What you need to do
With the pictures left out, copy the listing below exactly.
-----
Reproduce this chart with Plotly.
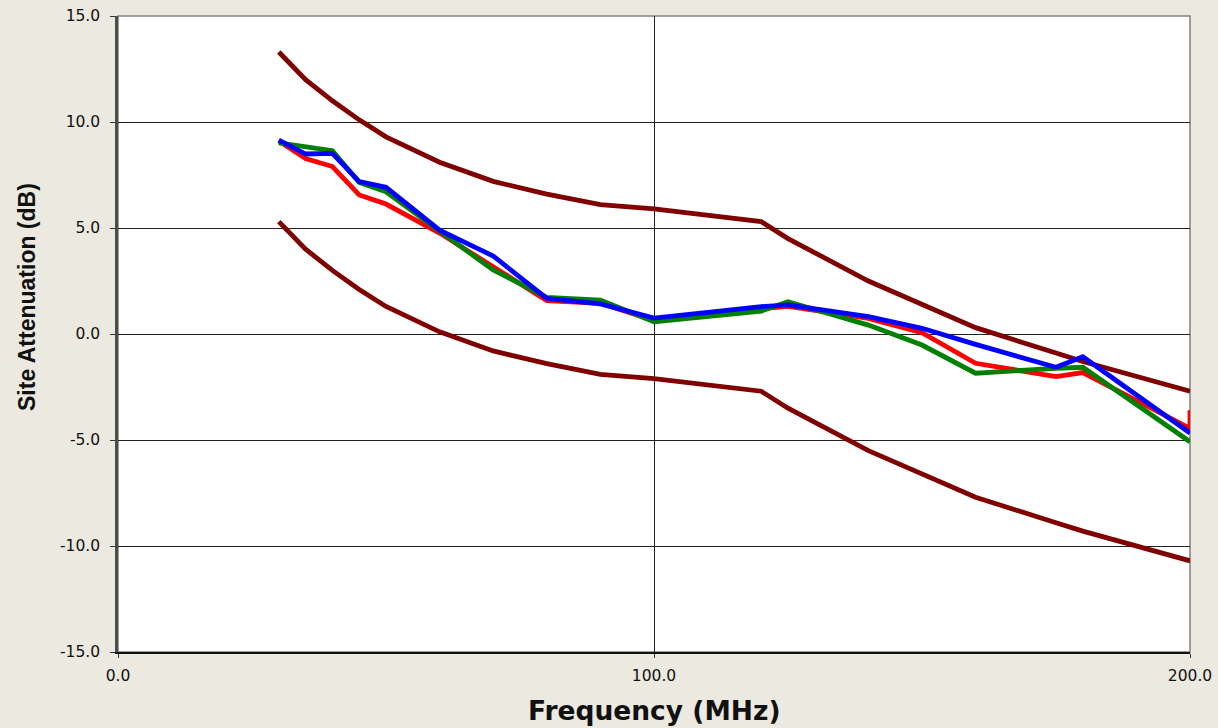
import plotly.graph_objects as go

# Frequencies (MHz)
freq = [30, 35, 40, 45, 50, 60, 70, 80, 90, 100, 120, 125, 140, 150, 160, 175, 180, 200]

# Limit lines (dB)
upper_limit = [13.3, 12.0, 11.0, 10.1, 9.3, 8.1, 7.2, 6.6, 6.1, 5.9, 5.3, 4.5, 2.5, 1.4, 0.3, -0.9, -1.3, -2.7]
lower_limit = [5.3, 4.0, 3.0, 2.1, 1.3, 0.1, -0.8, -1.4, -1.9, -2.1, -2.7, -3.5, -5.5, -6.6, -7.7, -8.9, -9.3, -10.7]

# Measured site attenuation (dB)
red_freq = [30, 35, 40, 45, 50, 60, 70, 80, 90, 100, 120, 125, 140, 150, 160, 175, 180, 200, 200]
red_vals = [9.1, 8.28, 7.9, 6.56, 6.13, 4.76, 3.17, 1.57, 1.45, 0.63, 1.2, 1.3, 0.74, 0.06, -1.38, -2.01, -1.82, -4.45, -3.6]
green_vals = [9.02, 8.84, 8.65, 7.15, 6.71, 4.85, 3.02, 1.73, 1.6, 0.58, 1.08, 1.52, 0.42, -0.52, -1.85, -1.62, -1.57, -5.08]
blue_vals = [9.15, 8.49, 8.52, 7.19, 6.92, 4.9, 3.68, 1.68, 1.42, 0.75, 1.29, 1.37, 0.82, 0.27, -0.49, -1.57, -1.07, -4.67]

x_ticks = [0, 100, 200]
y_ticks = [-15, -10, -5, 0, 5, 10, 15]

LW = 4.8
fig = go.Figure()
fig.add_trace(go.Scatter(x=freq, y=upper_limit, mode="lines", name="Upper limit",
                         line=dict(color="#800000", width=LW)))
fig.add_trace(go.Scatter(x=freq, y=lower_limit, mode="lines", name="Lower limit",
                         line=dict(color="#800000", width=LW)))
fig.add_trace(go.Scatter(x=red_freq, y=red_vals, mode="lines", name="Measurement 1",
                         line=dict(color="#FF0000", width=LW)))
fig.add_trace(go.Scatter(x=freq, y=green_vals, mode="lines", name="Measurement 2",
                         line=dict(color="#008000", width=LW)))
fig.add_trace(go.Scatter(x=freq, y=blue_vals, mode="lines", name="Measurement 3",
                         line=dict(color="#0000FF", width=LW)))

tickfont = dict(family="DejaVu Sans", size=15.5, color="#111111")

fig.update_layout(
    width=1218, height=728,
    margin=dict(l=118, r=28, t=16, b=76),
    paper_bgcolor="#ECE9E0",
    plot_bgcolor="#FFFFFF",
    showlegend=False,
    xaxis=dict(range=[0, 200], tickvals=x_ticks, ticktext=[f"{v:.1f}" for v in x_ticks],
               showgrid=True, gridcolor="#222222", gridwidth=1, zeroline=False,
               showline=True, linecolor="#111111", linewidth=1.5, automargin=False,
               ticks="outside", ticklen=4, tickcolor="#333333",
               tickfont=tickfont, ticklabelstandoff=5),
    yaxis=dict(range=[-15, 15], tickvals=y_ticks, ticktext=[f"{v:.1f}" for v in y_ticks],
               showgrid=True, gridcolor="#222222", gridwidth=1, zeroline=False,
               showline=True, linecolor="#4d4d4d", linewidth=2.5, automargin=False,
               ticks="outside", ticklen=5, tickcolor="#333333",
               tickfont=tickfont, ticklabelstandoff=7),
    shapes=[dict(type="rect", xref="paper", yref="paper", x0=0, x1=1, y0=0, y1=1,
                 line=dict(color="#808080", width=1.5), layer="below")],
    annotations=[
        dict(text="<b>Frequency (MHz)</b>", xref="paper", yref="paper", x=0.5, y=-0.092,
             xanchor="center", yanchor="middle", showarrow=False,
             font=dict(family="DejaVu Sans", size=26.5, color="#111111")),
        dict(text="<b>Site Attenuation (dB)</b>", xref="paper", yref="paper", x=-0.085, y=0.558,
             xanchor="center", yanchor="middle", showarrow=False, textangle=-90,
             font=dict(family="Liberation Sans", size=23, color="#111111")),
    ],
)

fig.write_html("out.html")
-----
Output below
Reproduce this chart with Plotly.
import plotly.graph_objects as go

# Frequencies (MHz)
freq = [30, 35, 40, 45, 50, 60, 70, 80, 90, 100, 120, 125, 140, 150, 160, 175, 180, 200]

# Limit lines (dB)
upper_limit = [13.3, 12.0, 11.0, 10.1, 9.3, 8.1, 7.2, 6.6, 6.1, 5.9, 5.3, 4.5, 2.5, 1.4, 0.3, -0.9, -1.3, -2.7]
lower_limit = [5.3, 4.0, 3.0, 2.1, 1.3, 0.1, -0.8, -1.4, -1.9, -2.1, -2.7, -3.5, -5.5, -6.6, -7.7, -8.9, -9.3, -10.7]

# Measured site attenuation (dB)
red_freq = [30, 35, 40, 45, 50, 60, 70, 80, 90, 100, 120, 125, 140, 150, 160, 175, 180, 200, 200]
red_vals = [9.1, 8.28, 7.9, 6.56, 6.13, 4.76, 3.17, 1.57, 1.45, 0.63, 1.2, 1.3, 0.74, 0.06, -1.38, -2.01, -1.82, -4.45, -3.6]
green_vals = [9.02, 8.84, 8.65, 7.15, 6.71, 4.85, 3.02, 1.73, 1.6, 0.58, 1.08, 1.52, 0.42, -0.52, -1.85, -1.62, -1.57, -5.08]
blue_vals = [9.15, 8.49, 8.52, 7.19, 6.92, 4.9, 3.68, 1.68, 1.42, 0.75, 1.29, 1.37, 0.82, 0.27, -0.49, -1.57, -1.07, -4.67]

x_ticks = [0, 100, 200]
y_ticks = [-15, -10, -5, 0, 5, 10, 15]

LW = 4.8
fig = go.Figure()
fig.add_trace(go.Scatter(x=freq, y=upper_limit, mode="lines", name="Upper limit",
                         line=dict(color="#800000", width=LW)))
fig.add_trace(go.Scatter(x=freq, y=lower_limit, mode="lines", name="Lower limit",
                         line=dict(color="#800000", width=LW)))
fig.add_trace(go.Scatter(x=red_freq, y=red_vals, mode="lines", name="Measurement 1",
                         line=dict(color="#FF0000", width=LW)))
fig.add_trace(go.Scatter(x=freq, y=green_vals, mode="lines", name="Measurement 2",
                         line=dict(color="#008000", width=LW)))
fig.add_trace(go.Scatter(x=freq, y=blue_vals, mode="lines", name="Measurement 3",
                         line=dict(color="#0000FF", width=LW)))

tickfont = dict(family="DejaVu Sans", size=15.5, color="#111111")

fig.update_layout(
    width=1218, height=728,
    margin=dict(l=118, r=28, t=16, b=76),
    paper_bgcolor="#ECE9E0",
    plot_bgcolor="#FFFFFF",
    showlegend=False,
    xaxis=dict(range=[0, 200], tickvals=x_ticks, ticktext=[f"{v:.1f}" for v in x_ticks],
               showgrid=True, gridcolor="#222222", gridwidth=1, zeroline=False,
               showline=True, linecolor="#111111", linewidth=1.5, automargin=False,
               ticks="outside", ticklen=4, tickcolor="#333333",
               tickfont=tickfont, ticklabelstandoff=5),
    yaxis=dict(range=[-15, 15], tickvals=y_ticks, ticktext=[f"{v:.1f}" for v in y_ticks],
               showgrid=True, gridcolor="#222222", gridwidth=1, zeroline=False,
               showline=True, linecolor="#4d4d4d", linewidth=2.5, automargin=False,
               ticks="outside", ticklen=5, tickcolor="#333333",
               tickfont=tickfont, ticklabelstandoff=7),
    shapes=[dict(type="rect", xref="paper", yref="paper", x0=0, x1=1, y0=0, y1=1,
                 line=dict(color="#808080", width=1.5), layer="below")],
    annotations=[
        dict(text="<b>Frequency (MHz)</b>", xref="paper", yref="paper", x=0.5, y=-0.092,
             xanchor="center", yanchor="middle", showarrow=False,
             font=dict(family="DejaVu Sans", size=26.5, color="#111111")),
        dict(text="<b>Site Attenuation (dB)</b>", xref="paper", yref="paper", x=-0.085, y=0.558,
             xanchor="center", yanchor="middle", showarrow=False, textangle=-90,
             font=dict(family="Liberation Sans", size=23, color="#111111")),
    ],
)

fig.write_html("out.html")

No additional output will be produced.